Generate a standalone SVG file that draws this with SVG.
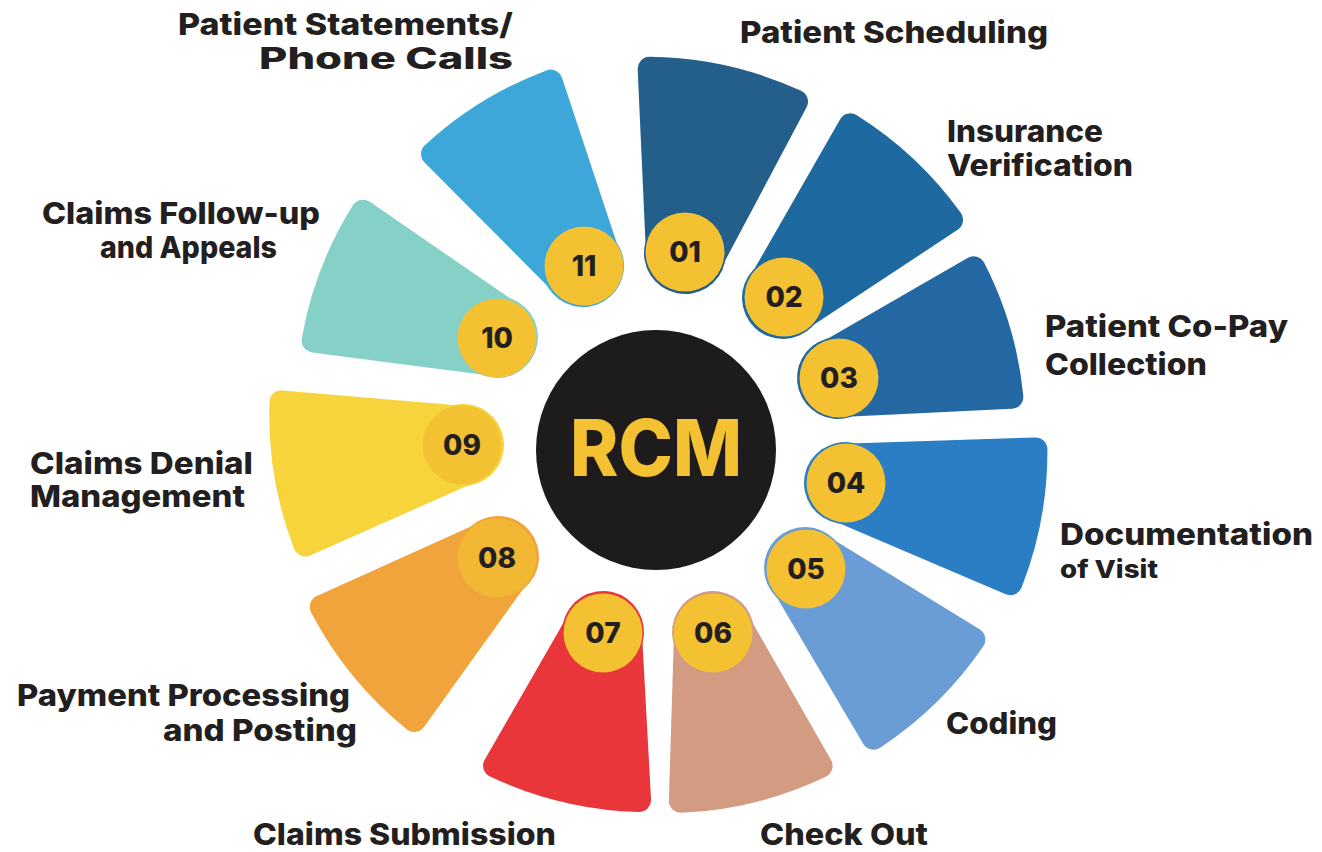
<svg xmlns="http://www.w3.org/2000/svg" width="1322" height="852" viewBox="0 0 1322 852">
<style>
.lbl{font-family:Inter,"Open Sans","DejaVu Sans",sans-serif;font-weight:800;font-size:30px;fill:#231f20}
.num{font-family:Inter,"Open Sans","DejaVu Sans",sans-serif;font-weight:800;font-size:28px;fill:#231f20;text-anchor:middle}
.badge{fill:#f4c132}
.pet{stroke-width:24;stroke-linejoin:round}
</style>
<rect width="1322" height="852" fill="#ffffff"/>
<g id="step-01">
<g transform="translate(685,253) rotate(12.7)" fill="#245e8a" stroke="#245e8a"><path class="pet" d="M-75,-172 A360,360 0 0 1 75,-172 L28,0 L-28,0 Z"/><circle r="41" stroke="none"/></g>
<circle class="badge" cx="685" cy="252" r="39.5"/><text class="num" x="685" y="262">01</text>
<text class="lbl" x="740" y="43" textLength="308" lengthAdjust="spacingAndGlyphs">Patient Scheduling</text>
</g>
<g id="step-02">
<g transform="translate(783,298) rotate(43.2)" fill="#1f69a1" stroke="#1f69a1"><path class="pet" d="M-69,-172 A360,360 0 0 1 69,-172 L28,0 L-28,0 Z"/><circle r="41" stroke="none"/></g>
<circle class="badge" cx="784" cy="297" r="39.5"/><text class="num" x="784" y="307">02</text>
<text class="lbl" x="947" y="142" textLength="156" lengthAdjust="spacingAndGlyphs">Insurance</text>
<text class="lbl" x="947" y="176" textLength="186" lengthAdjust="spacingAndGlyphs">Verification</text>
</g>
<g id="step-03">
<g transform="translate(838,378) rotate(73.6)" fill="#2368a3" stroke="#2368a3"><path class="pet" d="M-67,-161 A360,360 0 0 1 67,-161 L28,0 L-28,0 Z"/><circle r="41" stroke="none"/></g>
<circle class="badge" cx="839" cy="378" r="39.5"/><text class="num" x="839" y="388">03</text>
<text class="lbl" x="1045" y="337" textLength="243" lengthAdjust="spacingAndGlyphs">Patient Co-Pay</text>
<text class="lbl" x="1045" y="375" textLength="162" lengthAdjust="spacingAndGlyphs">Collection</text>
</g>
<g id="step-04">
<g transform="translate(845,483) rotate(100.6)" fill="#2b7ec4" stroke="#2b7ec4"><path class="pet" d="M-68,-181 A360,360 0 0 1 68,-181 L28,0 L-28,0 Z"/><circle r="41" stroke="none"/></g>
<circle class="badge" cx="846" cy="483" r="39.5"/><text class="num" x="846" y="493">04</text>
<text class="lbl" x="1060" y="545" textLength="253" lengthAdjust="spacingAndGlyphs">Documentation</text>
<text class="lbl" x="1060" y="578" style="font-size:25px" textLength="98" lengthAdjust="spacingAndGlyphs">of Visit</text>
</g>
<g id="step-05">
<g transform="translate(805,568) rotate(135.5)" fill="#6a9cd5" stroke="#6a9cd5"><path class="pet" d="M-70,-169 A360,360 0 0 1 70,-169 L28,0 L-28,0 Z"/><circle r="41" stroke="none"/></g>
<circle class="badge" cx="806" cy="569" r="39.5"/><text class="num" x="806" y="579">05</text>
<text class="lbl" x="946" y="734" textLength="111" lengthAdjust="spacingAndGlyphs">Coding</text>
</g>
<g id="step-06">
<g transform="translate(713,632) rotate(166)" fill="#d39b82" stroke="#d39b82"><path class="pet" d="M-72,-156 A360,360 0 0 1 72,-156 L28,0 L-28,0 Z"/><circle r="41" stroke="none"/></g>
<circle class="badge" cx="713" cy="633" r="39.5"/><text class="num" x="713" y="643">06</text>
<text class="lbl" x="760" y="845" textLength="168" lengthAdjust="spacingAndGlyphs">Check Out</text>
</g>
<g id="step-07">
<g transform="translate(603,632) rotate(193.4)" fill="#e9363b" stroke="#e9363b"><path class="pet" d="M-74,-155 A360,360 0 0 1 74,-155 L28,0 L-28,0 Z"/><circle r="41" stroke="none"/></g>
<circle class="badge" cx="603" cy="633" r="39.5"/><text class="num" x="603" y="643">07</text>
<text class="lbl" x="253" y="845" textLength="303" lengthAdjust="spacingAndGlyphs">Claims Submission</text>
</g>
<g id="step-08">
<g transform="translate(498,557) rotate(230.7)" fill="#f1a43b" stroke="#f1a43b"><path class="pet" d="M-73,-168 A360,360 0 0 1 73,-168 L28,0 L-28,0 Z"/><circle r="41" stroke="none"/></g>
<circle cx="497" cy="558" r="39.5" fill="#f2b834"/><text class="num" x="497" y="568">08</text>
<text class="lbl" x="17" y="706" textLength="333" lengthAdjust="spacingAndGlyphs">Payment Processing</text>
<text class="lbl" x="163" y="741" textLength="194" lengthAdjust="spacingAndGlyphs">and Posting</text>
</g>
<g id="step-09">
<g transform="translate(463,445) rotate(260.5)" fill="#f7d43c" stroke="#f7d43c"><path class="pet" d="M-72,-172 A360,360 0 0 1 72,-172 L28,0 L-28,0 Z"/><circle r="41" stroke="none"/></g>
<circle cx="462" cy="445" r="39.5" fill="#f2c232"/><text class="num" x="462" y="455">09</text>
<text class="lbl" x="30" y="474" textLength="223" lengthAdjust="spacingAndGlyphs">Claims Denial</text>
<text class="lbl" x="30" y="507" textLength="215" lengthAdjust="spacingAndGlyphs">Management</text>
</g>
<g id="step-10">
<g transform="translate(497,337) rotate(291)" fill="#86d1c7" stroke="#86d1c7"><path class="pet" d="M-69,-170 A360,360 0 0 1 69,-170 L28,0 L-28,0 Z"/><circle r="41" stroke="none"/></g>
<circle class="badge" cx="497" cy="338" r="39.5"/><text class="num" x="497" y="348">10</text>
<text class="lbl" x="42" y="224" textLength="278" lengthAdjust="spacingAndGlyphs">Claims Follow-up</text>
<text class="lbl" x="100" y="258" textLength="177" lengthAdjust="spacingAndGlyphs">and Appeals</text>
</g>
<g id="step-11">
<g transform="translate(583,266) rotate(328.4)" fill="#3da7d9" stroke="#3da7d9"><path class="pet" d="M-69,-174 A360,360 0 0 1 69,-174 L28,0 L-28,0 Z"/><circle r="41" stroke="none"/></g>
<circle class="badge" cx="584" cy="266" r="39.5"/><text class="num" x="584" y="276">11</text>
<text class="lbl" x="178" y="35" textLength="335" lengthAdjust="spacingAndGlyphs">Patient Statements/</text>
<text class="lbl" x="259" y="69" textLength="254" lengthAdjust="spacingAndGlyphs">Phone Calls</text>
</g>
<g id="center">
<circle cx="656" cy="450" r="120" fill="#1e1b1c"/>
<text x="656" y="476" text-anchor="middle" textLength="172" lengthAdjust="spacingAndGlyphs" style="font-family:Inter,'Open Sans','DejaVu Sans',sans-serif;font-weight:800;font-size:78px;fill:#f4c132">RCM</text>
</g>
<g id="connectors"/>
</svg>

[Required work]:
Reproduce all of the material exactly, apart from the pictures.

[Full solution]:
Generate a standalone SVG file that draws this with SVG.
<svg xmlns="http://www.w3.org/2000/svg" width="1322" height="852" viewBox="0 0 1322 852">
<style>
.lbl{font-family:Inter,"Open Sans","DejaVu Sans",sans-serif;font-weight:800;font-size:30px;fill:#231f20}
.num{font-family:Inter,"Open Sans","DejaVu Sans",sans-serif;font-weight:800;font-size:28px;fill:#231f20;text-anchor:middle}
.badge{fill:#f4c132}
.pet{stroke-width:24;stroke-linejoin:round}
</style>
<rect width="1322" height="852" fill="#ffffff"/>
<g id="step-01">
<g transform="translate(685,253) rotate(12.7)" fill="#245e8a" stroke="#245e8a"><path class="pet" d="M-75,-172 A360,360 0 0 1 75,-172 L28,0 L-28,0 Z"/><circle r="41" stroke="none"/></g>
<circle class="badge" cx="685" cy="252" r="39.5"/><text class="num" x="685" y="262">01</text>
<text class="lbl" x="740" y="43" textLength="308" lengthAdjust="spacingAndGlyphs">Patient Scheduling</text>
</g>
<g id="step-02">
<g transform="translate(783,298) rotate(43.2)" fill="#1f69a1" stroke="#1f69a1"><path class="pet" d="M-69,-172 A360,360 0 0 1 69,-172 L28,0 L-28,0 Z"/><circle r="41" stroke="none"/></g>
<circle class="badge" cx="784" cy="297" r="39.5"/><text class="num" x="784" y="307">02</text>
<text class="lbl" x="947" y="142" textLength="156" lengthAdjust="spacingAndGlyphs">Insurance</text>
<text class="lbl" x="947" y="176" textLength="186" lengthAdjust="spacingAndGlyphs">Verification</text>
</g>
<g id="step-03">
<g transform="translate(838,378) rotate(73.6)" fill="#2368a3" stroke="#2368a3"><path class="pet" d="M-67,-161 A360,360 0 0 1 67,-161 L28,0 L-28,0 Z"/><circle r="41" stroke="none"/></g>
<circle class="badge" cx="839" cy="378" r="39.5"/><text class="num" x="839" y="388">03</text>
<text class="lbl" x="1045" y="337" textLength="243" lengthAdjust="spacingAndGlyphs">Patient Co-Pay</text>
<text class="lbl" x="1045" y="375" textLength="162" lengthAdjust="spacingAndGlyphs">Collection</text>
</g>
<g id="step-04">
<g transform="translate(845,483) rotate(100.6)" fill="#2b7ec4" stroke="#2b7ec4"><path class="pet" d="M-68,-181 A360,360 0 0 1 68,-181 L28,0 L-28,0 Z"/><circle r="41" stroke="none"/></g>
<circle class="badge" cx="846" cy="483" r="39.5"/><text class="num" x="846" y="493">04</text>
<text class="lbl" x="1060" y="545" textLength="253" lengthAdjust="spacingAndGlyphs">Documentation</text>
<text class="lbl" x="1060" y="578" style="font-size:25px" textLength="98" lengthAdjust="spacingAndGlyphs">of Visit</text>
</g>
<g id="step-05">
<g transform="translate(805,568) rotate(135.5)" fill="#6a9cd5" stroke="#6a9cd5"><path class="pet" d="M-70,-169 A360,360 0 0 1 70,-169 L28,0 L-28,0 Z"/><circle r="41" stroke="none"/></g>
<circle class="badge" cx="806" cy="569" r="39.5"/><text class="num" x="806" y="579">05</text>
<text class="lbl" x="946" y="734" textLength="111" lengthAdjust="spacingAndGlyphs">Coding</text>
</g>
<g id="step-06">
<g transform="translate(713,632) rotate(166)" fill="#d39b82" stroke="#d39b82"><path class="pet" d="M-72,-156 A360,360 0 0 1 72,-156 L28,0 L-28,0 Z"/><circle r="41" stroke="none"/></g>
<circle class="badge" cx="713" cy="633" r="39.5"/><text class="num" x="713" y="643">06</text>
<text class="lbl" x="760" y="845" textLength="168" lengthAdjust="spacingAndGlyphs">Check Out</text>
</g>
<g id="step-07">
<g transform="translate(603,632) rotate(193.4)" fill="#e9363b" stroke="#e9363b"><path class="pet" d="M-74,-155 A360,360 0 0 1 74,-155 L28,0 L-28,0 Z"/><circle r="41" stroke="none"/></g>
<circle class="badge" cx="603" cy="633" r="39.5"/><text class="num" x="603" y="643">07</text>
<text class="lbl" x="253" y="845" textLength="303" lengthAdjust="spacingAndGlyphs">Claims Submission</text>
</g>
<g id="step-08">
<g transform="translate(498,557) rotate(230.7)" fill="#f1a43b" stroke="#f1a43b"><path class="pet" d="M-73,-168 A360,360 0 0 1 73,-168 L28,0 L-28,0 Z"/><circle r="41" stroke="none"/></g>
<circle cx="497" cy="558" r="39.5" fill="#f2b834"/><text class="num" x="497" y="568">08</text>
<text class="lbl" x="17" y="706" textLength="333" lengthAdjust="spacingAndGlyphs">Payment Processing</text>
<text class="lbl" x="163" y="741" textLength="194" lengthAdjust="spacingAndGlyphs">and Posting</text>
</g>
<g id="step-09">
<g transform="translate(463,445) rotate(260.5)" fill="#f7d43c" stroke="#f7d43c"><path class="pet" d="M-72,-172 A360,360 0 0 1 72,-172 L28,0 L-28,0 Z"/><circle r="41" stroke="none"/></g>
<circle cx="462" cy="445" r="39.5" fill="#f2c232"/><text class="num" x="462" y="455">09</text>
<text class="lbl" x="30" y="474" textLength="223" lengthAdjust="spacingAndGlyphs">Claims Denial</text>
<text class="lbl" x="30" y="507" textLength="215" lengthAdjust="spacingAndGlyphs">Management</text>
</g>
<g id="step-10">
<g transform="translate(497,337) rotate(291)" fill="#86d1c7" stroke="#86d1c7"><path class="pet" d="M-69,-170 A360,360 0 0 1 69,-170 L28,0 L-28,0 Z"/><circle r="41" stroke="none"/></g>
<circle class="badge" cx="497" cy="338" r="39.5"/><text class="num" x="497" y="348">10</text>
<text class="lbl" x="42" y="224" textLength="278" lengthAdjust="spacingAndGlyphs">Claims Follow-up</text>
<text class="lbl" x="100" y="258" textLength="177" lengthAdjust="spacingAndGlyphs">and Appeals</text>
</g>
<g id="step-11">
<g transform="translate(583,266) rotate(328.4)" fill="#3da7d9" stroke="#3da7d9"><path class="pet" d="M-69,-174 A360,360 0 0 1 69,-174 L28,0 L-28,0 Z"/><circle r="41" stroke="none"/></g>
<circle class="badge" cx="584" cy="266" r="39.5"/><text class="num" x="584" y="276">11</text>
<text class="lbl" x="178" y="35" textLength="335" lengthAdjust="spacingAndGlyphs">Patient Statements/</text>
<text class="lbl" x="259" y="69" textLength="254" lengthAdjust="spacingAndGlyphs">Phone Calls</text>
</g>
<g id="center">
<circle cx="656" cy="450" r="120" fill="#1e1b1c"/>
<text x="656" y="476" text-anchor="middle" textLength="172" lengthAdjust="spacingAndGlyphs" style="font-family:Inter,'Open Sans','DejaVu Sans',sans-serif;font-weight:800;font-size:78px;fill:#f4c132">RCM</text>
</g>
<g id="connectors"/>
</svg>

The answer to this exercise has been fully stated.